After recovering from the transplant and its awful side effects, Brooklyn enjoyed 9 months of remission, and her family moved through 2021 with the hope they’d soon be stepping out from under the dark cloud of pediatric cancer. She went to Camp One Step, graduated to monthly labs, and even began attending school again that fall. But, only three days into the school year, her labs were once again flagged for blasts. She had relapsed.
Brooklyn found herself back in the hospital; once again, miles away from her dad and little brother. With her mom by her side, she bravely faced another round of treatment. This time, her best match was Cara. But the situation soon grew dicey when Brooklyn’s neutrophil count refused to recover, ruling chemotherapy out as a treatment option. Her team of doctors sought alternative treatments to help Brooklyn achieve remission for her transplant, and a viable drug trial was found. Though she did not qualify for the study, her doctors administered the trial drug under the watchful eye of the ICU nurses.
Shortly after receiving the drug, Brooklyn began experiencing labored breathing. Fungal pneumonia had taken hold. It wasn’t long before the doctors began preparing the family for the devastating truth- Brooklyn would not recover.
Brooklyn put up an incredibly strong fight to the end, pushing herself to stay responsive as her most adored family, friends, and schoolteacher visited her in the ICU for the last time. A mass and a dinner gathering attended by thousands memorialized and celebrated Brooklyn and her beautiful yet too short life soon after her passing.
Though those traumatic two years hold memories of family separation, loneliness, and a constant, nagging fear of the unknown, Brooklyn’s mom continues to hold on to the sweet moments within this devastating time:
- Watching Brooklyn befriend anyone lucky enough to meet her in the hospital.
- The days spent orchestrating elaborate TikToks with her nurses.
- That time the child life specialist, Kelsey, brought in buckets of real snow in the dead of winter as a reward for Brooklyn willingly taking all her pills that day. A snowball fight with her transplant doctor, Dr. Margolis, soon ensued.
- This same doctor recorded her announcing the Bucks players from her hospital bed to be played at an NBA game.
- Camp One Step with friends and nurses.
- Moments of self-expression through music and art therapy.
There was good within the bad because of the great love in this family, a caring community of friends and family, and the dedication of the incredible staff at the MACC Fund Center.

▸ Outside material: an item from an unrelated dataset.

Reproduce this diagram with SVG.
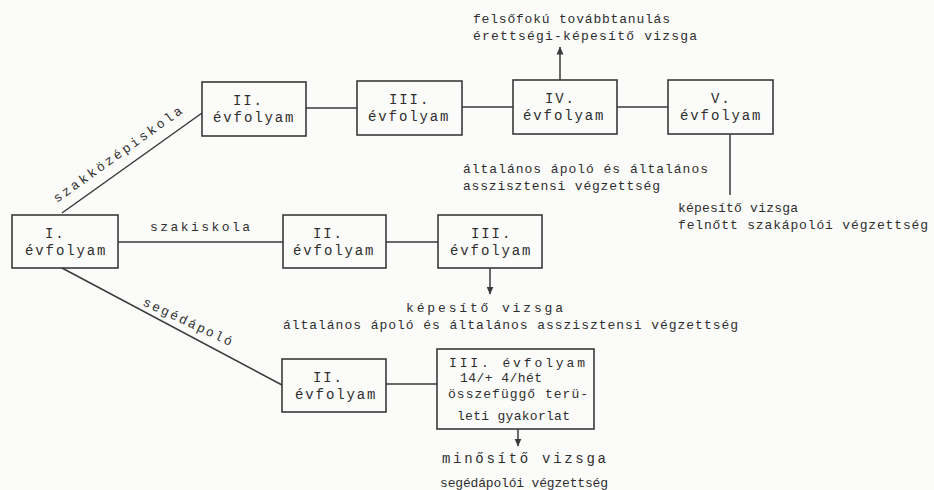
<svg xmlns="http://www.w3.org/2000/svg" width="934" height="490" viewBox="0 0 934 490">
<style>
.bg{fill:#fbfbfa}
.box{fill:none;stroke:#3a3a3a;stroke-width:1.6}
.ln{fill:none;stroke:#3a3a3a;stroke-width:1.5}
.t{font-family:"Liberation Mono","DejaVu Sans Mono",monospace;font-size:13px;fill:#2e2e2e}
.b{font-family:"Liberation Mono","DejaVu Sans Mono",monospace;font-size:14px;fill:#2e2e2e;letter-spacing:1.9px}
</style>
<defs>
<marker id="ah" viewBox="0 0 8 10" refX="7.5" refY="5" markerWidth="8" markerHeight="10" markerUnits="userSpaceOnUse" orient="auto">
<path d="M0,1.5 L8,5 L0,8.5 Z" fill="#3a3a3a"/>
</marker>
</defs>
<rect class="bg" x="0" y="0" width="934" height="490"/>

<g id="connectors">
<line class="ln" x1="62" y1="213" x2="202" y2="113"/>
<line class="ln" x1="118" y1="242" x2="283" y2="242"/>
<line class="ln" x1="62" y1="268" x2="282" y2="385"/>
<line class="ln" x1="306" y1="108" x2="357" y2="108"/>
<line class="ln" x1="462" y1="107" x2="513" y2="107"/>
<line class="ln" x1="617" y1="107" x2="668" y2="107"/>
<line class="ln" x1="560" y1="80" x2="560" y2="47" marker-end="url(#ah)"/>
<line class="ln" x1="730" y1="134" x2="730" y2="195"/>
<line class="ln" x1="386" y1="242" x2="438" y2="242"/>
<line class="ln" x1="490" y1="268" x2="490" y2="294" marker-end="url(#ah)"/>
<line class="ln" x1="386" y1="384" x2="437" y2="384"/>
<line class="ln" x1="518" y1="429" x2="518" y2="446" marker-end="url(#ah)"/>
<text class="t" transform="translate(57,203) rotate(-35.6)" textLength="155" lengthAdjust="spacing">szakközépiskola</text>
<text class="t" x="150" y="231" textLength="100" lengthAdjust="spacing">szakiskola</text>
<text class="t" transform="translate(142,305) rotate(25)" textLength="97" lengthAdjust="spacing">segédápoló</text>
</g>

<g id="n1">
<rect class="box" x="12" y="215" width="106" height="53"/>
<text class="b" x="45" y="237.5">I.</text>
<text class="b" x="25" y="254.5">évfolyam</text>
</g>

<g id="n2a">
<rect class="box" x="202" y="82" width="104" height="54"/>
<text class="b" x="233" y="105">II.</text>
<text class="b" x="213" y="122">évfolyam</text>
</g>
<g id="n3a">
<rect class="box" x="357" y="81" width="105" height="54"/>
<text class="b" x="389" y="104">III.</text>
<text class="b" x="368" y="121">évfolyam</text>
</g>
<g id="n4a">
<rect class="box" x="513" y="80" width="104" height="54"/>
<text class="b" x="545" y="103">IV.</text>
<text class="b" x="523" y="120">évfolyam</text>
</g>
<g id="n5a">
<rect class="box" x="668" y="80" width="105" height="54"/>
<text class="b" x="711" y="103">V.</text>
<text class="b" x="680" y="120">évfolyam</text>
</g>

<g id="out-top">
<text class="t" x="473" y="23" textLength="197" lengthAdjust="spacing">felsőfokú továbbtanulás</text>
<text class="t" x="473" y="40" textLength="224" lengthAdjust="spacing">érettségi-képesítő vizsga</text>
</g>
<g id="out-4">
<text class="t" x="463" y="173" textLength="245" lengthAdjust="spacing">általános ápoló és általános</text>
<text class="t" x="463" y="190" textLength="197" lengthAdjust="spacing">asszisztensi végzettség</text>
</g>
<g id="out-5">
<text class="t" x="678" y="212" textLength="120" lengthAdjust="spacing">képesítő vizsga</text>
<text class="t" x="678" y="229" textLength="250" lengthAdjust="spacing">felnőtt szakápolói végzettség</text>
</g>

<g id="n2b">
<rect class="box" x="283" y="215" width="103" height="53"/>
<text class="b" x="313" y="237.5">II.</text>
<text class="b" x="293" y="254.5">évfolyam</text>
</g>
<g id="n3b">
<rect class="box" x="438" y="215" width="104" height="53"/>
<text class="b" x="471" y="237.5">III.</text>
<text class="b" x="450" y="254.5">évfolyam</text>
</g>
<g id="out-3b">
<text class="t" x="406" y="312" textLength="157" lengthAdjust="spacing">képesítő vizsga</text>
<text class="t" x="283" y="329" textLength="455" lengthAdjust="spacing">általános ápoló és általános asszisztensi végzettség</text>
</g>

<g id="n2c">
<rect class="box" x="282" y="359" width="104" height="53"/>
<text class="b" x="313" y="381.5">II.</text>
<text class="b" x="295" y="398.5">évfolyam</text>
</g>
<g id="n3c">
<rect class="box" x="437" y="349" width="157" height="80"/>
<text class="t" x="449" y="367" textLength="136" lengthAdjust="spacing">III. évfolyam</text>
<text class="t" x="460" y="382" textLength="82" lengthAdjust="spacing">14/+ 4/hét</text>
<text class="t" x="448" y="398" textLength="140" lengthAdjust="spacing">összefüggő terü-</text>
<text class="t" x="457" y="420" textLength="113" lengthAdjust="spacing">leti gyakorlat</text>
</g>
<g id="out-3c">
<text class="t" x="442" y="463" textLength="164" lengthAdjust="spacing" style="font-size:14px">minősítő vizsga</text>
<text class="t" x="440" y="487" textLength="168" lengthAdjust="spacing">segédápolói végzettség</text>
</g>
</svg>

When asked how she would describe the pediatric cancer experience to someone who hasn’t lived it, Brooklyn’s mom only shook her head and said, “You don’t want to know.”
No one wants to know the true ugliness that is childhood cancer, yet it is vital that we continue to fight to eradicate it. She stressed that there desperately needs to be more treatment options for children like Brooklyn who simply don’t respond to the standard chemotherapy regimen at induction. For her, there really was no “plan B”, and this is unacceptable.
Brooklyn will forever be in our hearts. We need to do better for incredible young fighters like Brooklyn.
Thank you for supporting research. Thank you for giving hope.